The algorithm was trained on a dataset of more than 100 recorded scenes, covering 26 distinct traffic situations, 25 of which involved e‑KF. This training set was deemed sufficient to achieve robust performance in the subsequent automated extraction of vehicle trajectories, speeds, and conflict indicators. The core of the conflict detection relies on two kinematic metrics: Time‑to‑Collision (TTC) and Post‑Encroachment‑Time (PET). A TTC or PET of 1.5 s or less was used to flag a potential conflict, with sub‑categories defined as critical (≤ 0.5 s), medium (0.5–1.0 s) and light (1.0–1.5 s). Only two‑party interactions were considered, as the indicators cannot capture single‑party incidents or multi‑party clashes.

In Berlin, 6 316 e‑KF were observed, representing 0.95 % of all traffic during the study period. Of these, 43 % travelled on legally permitted lanes while 57 % used pedestrian or non‑designated road space. The median speed of the e‑KF was 16.4 km/h, comfortably below the 20 km/h limit prescribed for e‑KF. Conflict analysis identified 230 incidents involving e‑KF and other road users. Eighty‑eight percent of these involved pedestrians, 7 % cyclists, and 14 % other e‑KF. The spatial distribution of conflicts showed that 74 % occurred within 1.5 m of a pedestrian, underscoring the proximity of e‑KF to foot traffic. Conflict severity was distributed as 8 % critical, 42 % medium and 50 % light.

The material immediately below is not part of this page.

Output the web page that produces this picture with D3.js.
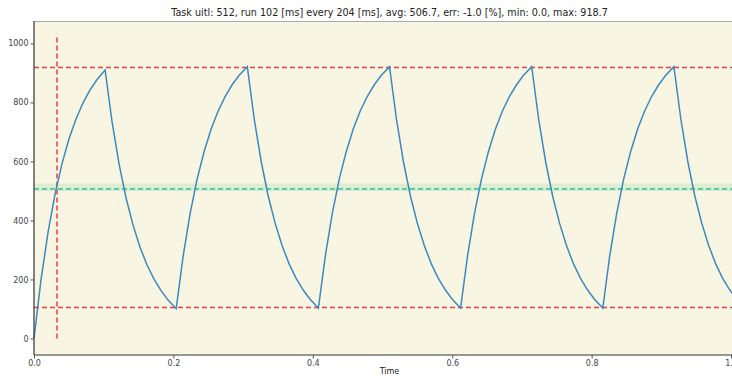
<!DOCTYPE html>
<html><head><meta charset="utf-8">
<script src="https://cdn.jsdelivr.net/npm/d3@7"></script>
<style>body{margin:0;background:#fff}svg{display:block}text{font-family:"DejaVu Sans",sans-serif}</style>
</head><body><svg id="c" width="732" height="376"></svg>
<script>
const title = "Task uitl: 512, run 102 [ms] every 204 [ms], avg: 506.7, err: -1.0 [%], min: 0.0, max: 918.7";
const xTicks = [0.0, 0.2, 0.4, 0.6, 0.8, 1.0];
const yTicks = [0, 200, 400, 600, 800, 1000];
const times = [
  0,.01,.02,.03,.04,.05,.06,.07,.08,.09,.102,
  .112,.122,.132,.142,.152,.162,.172,.182,.192,.204,
  .214,.224,.234,.244,.254,.264,.274,.284,.294,.306,
  .316,.326,.336,.346,.356,.366,.376,.386,.396,.408,
  .418,.428,.438,.448,.458,.468,.478,.488,.498,.510,
  .520,.530,.540,.550,.560,.570,.580,.590,.600,.612,
  .622,.632,.642,.652,.662,.672,.682,.692,.702,.714,
  .724,.734,.744,.754,.764,.774,.784,.794,.804,.816,
  .826,.836,.846,.856,.866,.876,.886,.896,.906,.918,
  .928,.938,.948,.958,.968,.978,.988,.998,1.008,1.020
];
const util = [
  0,198,358,487,591,675,742,797,841,876,910,
  734,592,477,385,310,250,202,163,131,101,
  280,424,540,633,709,770,819,859,891,921,
  743,599,483,390,314,253,204,165,133,103,
  281,425,541,634,710,771,820,859,891,921,
  743,599,483,390,314,253,204,165,133,103,
  281,425,541,634,710,771,820,859,891,921,
  743,599,483,390,314,253,204,165,133,103,
  281,425,541,634,710,771,820,859,891,921,
  743,599,483,390,314,253,204,165,133,103
];
const maxLine = 918.7, minLine = 105, avgLine = 506.7;
const band = [499, 525];
const settleT = 0.033, settleRange = [0, 1024];

const svg = d3.select("#c");
const L = 34, R = 745, T = 21, B = 355;
const x = d3.scaleLinear().domain([0, 1.02]).range([L, R]);
const y = d3.scaleLinear().domain([-56, 1076]).range([B, T]);

svg.append("rect").attr("x", L).attr("y", T).attr("width", R - L).attr("height", B - T).attr("fill", "#f8f6e3");
svg.append("rect").attr("x", L).attr("width", R - L).attr("y", y(band[1])).attr("height", y(band[0]) - y(band[1]))
  .attr("fill", "#a8e0a8").attr("opacity", 0.35);
svg.append("line").attr("x1", L).attr("x2", R).attr("y1", y(avgLine)).attr("y2", y(avgLine))
  .attr("stroke", "#35b8a8").attr("stroke-width", 1.4).attr("stroke-dasharray", "5,3");

const red = "#f03c40";
[maxLine, minLine].forEach(v => svg.append("line").attr("x1", L).attr("x2", R).attr("y1", y(v)).attr("y2", y(v))
  .attr("stroke", red).attr("stroke-width", 1.5).attr("stroke-dasharray", "5,3"));
svg.append("line").attr("x1", x(settleT)).attr("x2", x(settleT)).attr("y1", y(settleRange[0])).attr("y2", y(settleRange[1]))
  .attr("stroke", red).attr("stroke-width", 1.5).attr("stroke-dasharray", "5,3");

const pts = times.map((t, i) => [t, util[i]]);
svg.append("path").datum(pts).attr("fill", "none").attr("stroke", "#3d89bd").attr("stroke-width", 1.5)
  .attr("d", d3.line().x(d => x(d[0])).y(d => y(d[1])));

// spines
svg.append("line").attr("x1", L).attr("x2", R).attr("y1", T + 0.5).attr("y2", T + 0.5).attr("stroke", "#aaa");
const xa = svg.append("g").attr("transform", `translate(0,${B})`)
  .call(d3.axisBottom(x).tickValues(xTicks).tickFormat(d3.format(".1f")).tickSize(3.5).tickPadding(2));
const ya = svg.append("g").attr("transform", `translate(${L},0)`)
  .call(d3.axisLeft(y).tickValues(yTicks).tickFormat(d3.format("d")).tickSize(3.5).tickPadding(2));
[xa, ya].forEach(g => {
  g.select(".domain").attr("stroke", "#333").attr("stroke-width", 1.2);
  g.selectAll(".tick line").attr("stroke", "#555");
  g.selectAll("text").attr("fill", "#444").style("font-size", "8px").style("font-family", "DejaVu Sans, sans-serif");
});
ya.select(".domain").attr("d", `M0,${T}V${B}`);
xa.select(".domain").attr("d", `M${L},0H${R}`);

svg.append("text").attr("x", (L + R) / 2).attr("y", 16).attr("text-anchor", "middle")
  .attr("fill", "#222").style("font-size", "9.6px").text(title);
svg.append("text").attr("x", (L + R) / 2).attr("y", 374).attr("text-anchor", "middle")
  .attr("fill", "#222").style("font-size", "8px").text("Time");
</script></body></html>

The highest rates of incorrect lane usage were recorded at Hardenbergplatz (96 %) and Brunnenstraße (83 %), whereas sites with dedicated cycling infrastructure such as Karl‑Liebknecht‑Straße (40 %) and Hannoversche Straße (28 %) exhibited lower misuse.

Dresden’s observations, conducted under similar methodological conditions, revealed a lower overall e‑KF presence. The city’s median e‑KF speed also fell below the legal limit, and the majority of vehicles adhered to designated lanes. However, due to the limited number of recorded vehicles (approximately five per hour per site) and the restriction of video analysis to daylight hours, the Dresden data set was less comprehensive. Nonetheless, the patterns mirrored those in Berlin: a tendency for e‑KF to occupy pedestrian spaces in areas lacking cycling infrastructure, and a predominance of conflicts involving pedestrians.

The project’s findings highlight that e‑KF frequently violate lane regulations, especially in pedestrian‑dense environments, and that near‑collision incidents, while relatively rare, are predominantly with pedestrians. The algorithm’s ability to automatically quantify TTC and PET from video footage provides a scalable tool for monitoring e‑KF safety and informing urban traffic management. The collaboration between AIT, BASt, and the rental operators, supported by the BASt funding, enabled a systematic assessment of e‑KF behaviour across two major German cities within a single observation season.